レガシ MFA | レガシ SSPR | |
---|---|---|
通話 | 〇 | |
SMS | 〇 | 〇 |
Authenticator | 〇 | |
ハードウェアトークン | 〇 | |
メール | 〇 |
新しい認証ポリシーで用いる認証方法を決定
現在のレガシポリシーをもとに、新しい認証ポリシーで設定する認証方法を決定します。
新しい認証ポリシーではMFAとSSPRで同じ認証方法が用いられる為、両者に必要な認証方法を検討し決定する必要があります。※本手順ではSMSとMicrosoft Authenticatorを採択します。
レガシ MFA | レガシ SSPR | 新しい認証ポリシー | |
---|---|---|---|
通話 | 〇 | ||
SMS | 〇 | 〇 | 〇 |
Authenticator | 〇 | 〇 | |
ハードウェアトークン | 〇 | ||
メール | 〇 |
新しい認証ポリシーへ設定
決定した認証方法を新しい認証ポリシーへ設定します。
Microsoft Entra 管理センター>[保護とセキュリティ]>[認証方法]を確認し、決定した認証方法の有効列ステータスが”はい”になっているか確認します。"いいえ"になっている場合は以下手順で有効化します。また不要な認証方法が”はい”になっている場合は”いいえ”へ変更して無効化します。
SMSが”いいえ”になっているため、[SMS]をクリックします。

[有効にする]のトグルをオンにして[保存]をクリックする。

メールOTP(ワンタイムパスワード)はテナントユーザーのSSPRに加え、マイクロソフトアカウントを持たないゲストユーザーの認証に使われます。
メールOTP(ワンタイムパスワード)を無効化するとゲストユーザーがサインインできなくなる可能性があるので注意してください。
移行ステータスを移行が進行中へ変更
移行ステータスを[移行が進行中]へ変更します。
これによりレガシポリシーと新しい認証ポリシーの両方が有効になるハイブリッド状態になります。
Microsoft Entra 管理センター>[保護とセキュリティ]>[認証方法]>[変更]より移行ステータスを変更します。

[移行が進行中]を選択し[保存]をクリックします。

レガシポリシーを無効化
レガシ MFA ポリシーとレガシ SSPR ポリシーを無効化します。この無効化作業を実施しないと移行ステータスを[移行が完了済み]へ変更することができません。また、前手順で移行ステータスを[移行が進行中]へ変更していない正しく無効化できません。
無効化はレガシ MFA ポリシーとレガシ SSPR ポリシーそれぞれのチェックを外したうえで[保存]をクリックすることで可能です。


移行ステータスを移行が完了済みへ変更
移行ステータスを[移行が完了済み]へ変更します。
これにより新しい認証ポリシーのみが有効になり移行が完了します。
Microsoft Entra 管理センター>[保護とセキュリティ]>[認証方法]>[変更]より移行ステータスを変更します。
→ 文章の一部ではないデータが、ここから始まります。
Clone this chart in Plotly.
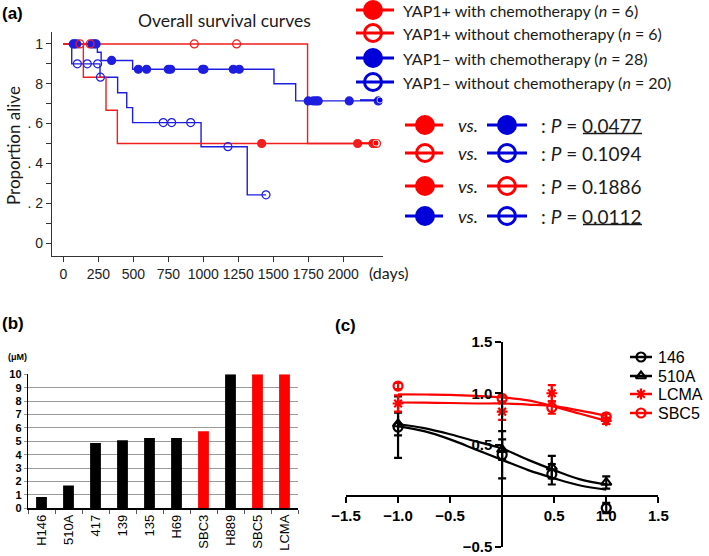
import plotly.graph_objects as go

W, H = 709, 556
RED = "#f01e1e"
BLUE = "#1e1ee0"
LRED = "#ff0000"
LBLUE = "#0000d8"

# ---------------- Panel (a): Kaplan-Meier data (days, proportion alive) ----------------
km_red_chemo_t = [0, 143, 305, 386, 2219]
km_red_chemo_s = [1.0, 0.833, 0.667, 0.5, 0.5]
km_red_chemo_cens = [1417, 2103, 2212, 2219]

km_red_nochemo_t = [0, 1745, 2238]
km_red_nochemo_s = [1.0, 0.5, 0.5]
km_red_nochemo_cens = [119, 191, 936, 1238, 2238]

km_blue_chemo_t = [0, 243, 270, 495, 1505, 1660, 2250]
km_blue_chemo_s = [1.0, 0.958, 0.917, 0.873, 0.8, 0.714, 0.714]
km_blue_chemo_cens = [71, 80, 96, 203, 220, 234, 345, 536, 595, 750, 767, 995, 1005,
                      1214, 1257, 1750, 1786, 1805, 1821, 2043, 2250]

km_blue_nochemo_t = [0, 60, 262, 388, 453, 495, 984, 1314, 1448]
km_blue_nochemo_s = [1.0, 0.9, 0.833, 0.755, 0.68, 0.605, 0.484, 0.242, 0.242]
km_blue_nochemo_cens = [100, 171, 245, 265, 714, 774, 910, 1176, 1448]

km_xticks = [0, 250, 500, 750, 1000, 1250, 1500, 1750, 2000]
km_yticks = [0, 0.1, 0.2, 0.3, 0.4, 0.5, 0.6, 0.7, 0.8, 0.9, 1.0]
km_yticklabels = ["0", "", ". 2", "", ". 4", "", ". 6", "", "8", "", "1"]

legA_labels = ["YAP1+ with chemotherapy (<i>n</i> = 6)",
               "YAP1+ without chemotherapy (<i>n</i> = 6)",
               "YAP1\u2013 with chemotherapy (<i>n</i> = 28)",
               "YAP1\u2013 without chemotherapy (<i>n</i> = 20)"]
legA_colors = [LRED, LRED, LBLUE, LBLUE]
legA_filled = [True, False, True, False]

p_left_colors = [LRED, LRED, LRED, LBLUE]
p_left_filled = [True, False, True, True]
p_right_colors = [LBLUE, LBLUE, LRED, LBLUE]
p_right_filled = [True, False, False, False]
p_values = ["0.0477", "0.1094", "0.1886", "0.0112"]
p_underlined = [True, False, False, True]

# ---------------- Panel (b): IC50 bar data ----------------
cell_lines = ["H146", "510A", "417", "139", "135", "H69", "SBC3", "H889", "SBC5", "LCMA"]
ic50_um = [0.85, 1.7, 4.88, 5.07, 5.25, 5.25, 5.75, 10, 10, 10]
yap1_pos = [False, False, False, False, False, False, True, False, True, True]

# ---------------- Panel (c): dose-response data ----------------
log_dose = [-1.0, 0.0, 0.477, 1.0]
via_146 = [0.67, 0.40, 0.21, -0.12]
err_146 = [0.30, 0.23, 0.10, 0.05]
via_510A = [0.70, 0.45, 0.28, 0.13]
err_510A = [0.11, 0.10, 0.11, 0.06]
via_LCMA = [0.90, 0.82, 1.00, 0.73]
err_LCMA = [0.08, 0.08, 0.08, 0.03]
via_SBC5 = [1.07, 0.95, 0.86, 0.77]
err_SBC5 = [0.03, 0.03, 0.06, 0.03]

fit_x = [-1.0, -0.75, -0.5, -0.25, 0.0, 0.25, 0.5, 0.75, 1.0]
fit_146 = [0.68, 0.63, 0.55, 0.45, 0.35, 0.25, 0.17, 0.10, 0.06]
fit_510A = [0.70, 0.66, 0.60, 0.53, 0.46, 0.35, 0.25, 0.16, 0.11]
fit_LCMA = [0.91, 0.908, 0.905, 0.90, 0.90, 0.89, 0.875, 0.83, 0.78]
fit_SBC5 = [0.99, 0.988, 0.985, 0.975, 0.96, 0.93, 0.87, 0.80, 0.73]

legC_labels = ["146", "510A", "LCMA", "SBC5"]
legC_colors = ["black", "black", LRED, LRED]
legC_symbols = ["circle-open", "triangle-up-open", "asterisk-open", "circle-open"]


def surv_at(times, surv, t):
    s = surv[0]
    for ti, si in zip(times, surv):
        if ti <= t:
            s = si
    return s


fig = go.Figure()

# ---- Panel (a) traces
curves = [
    (km_blue_chemo_t, km_blue_chemo_s, km_blue_chemo_cens, BLUE, True),
    (km_blue_nochemo_t, km_blue_nochemo_s, km_blue_nochemo_cens, BLUE, False),
    (km_red_chemo_t, km_red_chemo_s, km_red_chemo_cens, RED, True),
    (km_red_nochemo_t, km_red_nochemo_s, km_red_nochemo_cens, RED, False),
]
for t, s, cens, col, filled in curves:
    fig.add_trace(go.Scatter(x=t, y=s, mode="lines", line=dict(shape="hv", color=col, width=1.4),
                             xaxis="x", yaxis="y", hoverinfo="skip"))
for t, s, cens, col, filled in curves:
    fig.add_trace(go.Scatter(
        x=cens, y=[surv_at(t, s, c) for c in cens], mode="markers",
        marker=dict(symbol="circle" if filled else "circle-open", size=8,
                    color=col, line=dict(width=1.2, color=col)),
        xaxis="x", yaxis="y", hoverinfo="skip"))

# ---- Panel (b) bars
fig.add_trace(go.Bar(x=cell_lines, y=ic50_um, width=0.4,
                     marker=dict(color=[LRED if p else "black" for p in yap1_pos], line=dict(width=0)),
                     xaxis="x2", yaxis="y2", hoverinfo="skip"))

# ---- Panel (c) fits and points
for fy, col in [(fit_146, "black"), (fit_510A, "black"), (fit_LCMA, LRED), (fit_SBC5, LRED)]:
    fig.add_trace(go.Scatter(x=fit_x, y=fy, mode="lines", line=dict(shape="spline", color=col, width=2.2),
                             xaxis="x3", yaxis="y3", hoverinfo="skip"))
for vy, ey, col, sym in [(via_146, err_146, "black", "circle-open"),
                         (via_510A, err_510A, "black", "triangle-up-open"),
                         (via_LCMA, err_LCMA, LRED, "asterisk-open"),
                         (via_SBC5, err_SBC5, LRED, "circle-open")]:
    fig.add_trace(go.Scatter(x=log_dose, y=vy, mode="markers",
                             marker=dict(symbol=sym, size=9, color=col, line=dict(width=2.2, color=col)),
                             error_y=dict(type="data", array=ey, color=col, thickness=2.2, width=4),
                             xaxis="x3", yaxis="y3", hoverinfo="skip"))


# ---- Legend glyphs on a full-figure pixel overlay axis (x9/y9)
def glyph(x0, x1, xm, y, col, sym, size, lw, mlw):
    fig.add_trace(go.Scatter(x=[x0, x1], y=[y, y], mode="lines", line=dict(color=col, width=lw),
                             xaxis="x9", yaxis="y9", hoverinfo="skip"))
    fig.add_trace(go.Scatter(x=[xm], y=[y], mode="markers",
                             marker=dict(symbol=sym, size=size, color=col,
                                         line=dict(width=mlw, color=col)),
                             xaxis="x9", yaxis="y9", hoverinfo="skip"))


legA_y = [10, 33, 58, 82]
for y, col, filled in zip(legA_y, legA_colors, legA_filled):
    glyph(356, 394, 373, y, col, "circle" if filled else "circle-open", 17, 3, 3)

p_y = [125, 153, 186, 216]
for i, y in enumerate(p_y):
    glyph(405, 443, 425, y, p_left_colors[i], "circle" if p_left_filled[i] else "circle-open", 17, 3, 3)
    glyph(487, 527, 507, y, p_right_colors[i], "circle" if p_right_filled[i] else "circle-open", 17, 3, 3)

# small clipped glyph fragments at the left edge
fig.add_trace(go.Scatter(x=[360, 380], y=[100, 100], mode="lines+markers",
                         line=dict(color=LBLUE, width=1.5),
                         marker=dict(size=[0, 6], color=LBLUE), xaxis="x9", yaxis="y9", hoverinfo="skip"))
fig.add_trace(go.Scatter(x=[360, 376], y=[143, 143], mode="lines+markers",
                         line=dict(color=LRED, width=1.5),
                         marker=dict(size=[0, 6], color=LRED), xaxis="x9", yaxis="y9", hoverinfo="skip"))

legC_y = [357, 376, 394, 413]
for y, col, sym in zip(legC_y, legC_colors, legC_symbols):
    glyph(630, 652, 641, y, col, sym, 9, 2.5, 2.2)

# ---------------- Layout ----------------
ann = []
font_a = "Lato, Open Sans, sans-serif"
arial = "Liberation Sans, Arial, sans-serif"


def A(x, y, text, size, family=font_a, xanchor="left", color="#1a1a1a", angle=0):
    ann.append(dict(x=x, y=y, xref="x9", yref="y9", text=text, showarrow=False,
                    xanchor=xanchor, yanchor="middle", textangle=angle,
                    font=dict(size=size, family=family, color=color)))


A(0, 13, "<b>(a)</b>", 17, arial, color="black")
A(224, 20, "Overall survival curves", 17.5, font_a, "center")
A(13, 146, "Proportion alive", 17, font_a, "center", angle=-90)
A(367, 272, "(days)", 16, font_a)
for y, lab in zip(legA_y, legA_labels):
    A(401, y, lab, 16)
for y, pv in zip(p_y, p_values):
    A(468, y, "<i>vs.</i>", 18, font_a, "center")
    A(539, y, ": <i>P</i> = " + pv, 19)

A(0, 323, "<b>(b)</b>", 17, arial, color="black")
A(17, 357, "<b>(\u03bcM)</b>", 9, arial, "center", color="black")

A(333, 325, "<b>(c)</b>", 17, arial, color="black")
for y, lab in zip(legC_y, legC_labels):
    A(656, y, lab, 16, arial, color="black")

shapes = []
for y, u in zip(p_y, p_underlined):
    if u:
        shapes.append(dict(type="line", xref="x9", yref="y9", x0=583, x1=642, y0=y + 8.5, y1=y + 8.5,
                           line=dict(color="#1a1a1a", width=1.5)))

narrow = "Liberation Sans Narrow, Liberation Sans, sans-serif"

fig.update_layout(
    width=W, height=H, margin=dict(l=0, r=0, t=0, b=0, pad=0, autoexpand=False),
    paper_bgcolor="white", plot_bgcolor="rgba(0,0,0,0)", showlegend=False,
    annotations=ann, shapes=shapes,
    # panel (a)
    xaxis=dict(domain=[52 / W, 383 / W], range=[-81, 2284], anchor="y",
               tickvals=km_xticks, ticks="outside", ticklen=5, tickcolor="#333",
               showline=True, linecolor="#333", linewidth=1.2, showgrid=False, zeroline=False,
               tickfont=dict(family=narrow, size=14, color="#222")),
    yaxis=dict(domain=[1 - 256 / H, 1 - 32 / H], range=[-0.065, 1.06], anchor="x",
               tickvals=km_yticks, ticktext=km_yticklabels, ticks="outside", ticklen=5, tickcolor="#333",
               showline=True, linecolor="#333", linewidth=1.2, showgrid=False, zeroline=False,
               tickfont=dict(family=narrow, size=14, color="#222")),
    # panel (b)
    xaxis2=dict(domain=[28 / W, 298 / W], anchor="y2", type="category",
                tickangle=-90, ticks="outside", tickson="boundaries", ticklen=4, tickcolor="#555",
                showline=True, linecolor="black", linewidth=1.2, showgrid=False,
                tickfont=dict(family=arial, size=13, color="black")),
    yaxis2=dict(domain=[1 - 508.3 / H, 1 - 374.3 / H], range=[0, 10], anchor="x2", dtick=1,
                showgrid=True, gridcolor="#9a9a9a", gridwidth=1, ticks="outside", ticklen=3,
                tickcolor="#9a9a9a", showline=True, linecolor="black", linewidth=1.2, zeroline=False,
                tickfont=dict(family=arial, size=11, color="black", weight="bold")),
    # panel (c)
    xaxis3=dict(domain=[346 / W, 658.3 / W], range=[-1.5, 1.5], anchor="free", position=1 - 495.8 / H,
                tickvals=[-1.5, -1.0, -0.5, 0.5, 1.0, 1.5],
                ticktext=["\u22121.5", "\u22121.0", "\u22120.5", "0.5", "1.0", "1.5"],
                ticks="outside", ticklen=6, tickwidth=2, tickcolor="black",
                showline=True, linecolor="black", linewidth=2, showgrid=False, zeroline=False,
                tickfont=dict(family=arial, size=15, color="black", weight="bold")),
    yaxis3=dict(domain=[1 - 547 / H, 1 - 342 / H], range=[-0.5, 1.5], anchor="free",
                position=502.3 / W, tickvals=[-0.5, 0.5, 1.0, 1.5],
                ticktext=["\u22120.5", "0.5", "1.0", "1.5"],
                ticks="outside", ticklen=6, tickwidth=2, tickcolor="black",
                showline=True, linecolor="black", linewidth=2, showgrid=False, zeroline=False,
                tickfont=dict(family=arial, size=15, color="black", weight="bold")),
    # overlay in pixel units
    xaxis9=dict(domain=[0, 1], range=[0, W], anchor="y9", visible=False, fixedrange=True),
    yaxis9=dict(domain=[0, 1], range=[H, 0], anchor="x9", visible=False, fixedrange=True),
)

fig.write_html("out.html", config={"displayModeBar": False, "staticPlot": True},
               post_script="document.body.style.margin='0';document.body.style.overflow='hidden';")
[移行が完了済み]を選択し[保存]をクリックします。

まとめ
Microsoft Entra IDへのブランド変更とともに、認証管理はより統合的で強力なものへと進化しました。2025 年 9 月 30 日の期限までに新しい認証方法ポリシーへの移行を計画的に進め、Microsoft Entra IDが提供する最新のセキュリティ機能を最大限に活用しましょう。
本記事が、皆様のスムーズな移行の一助となれば幸いです。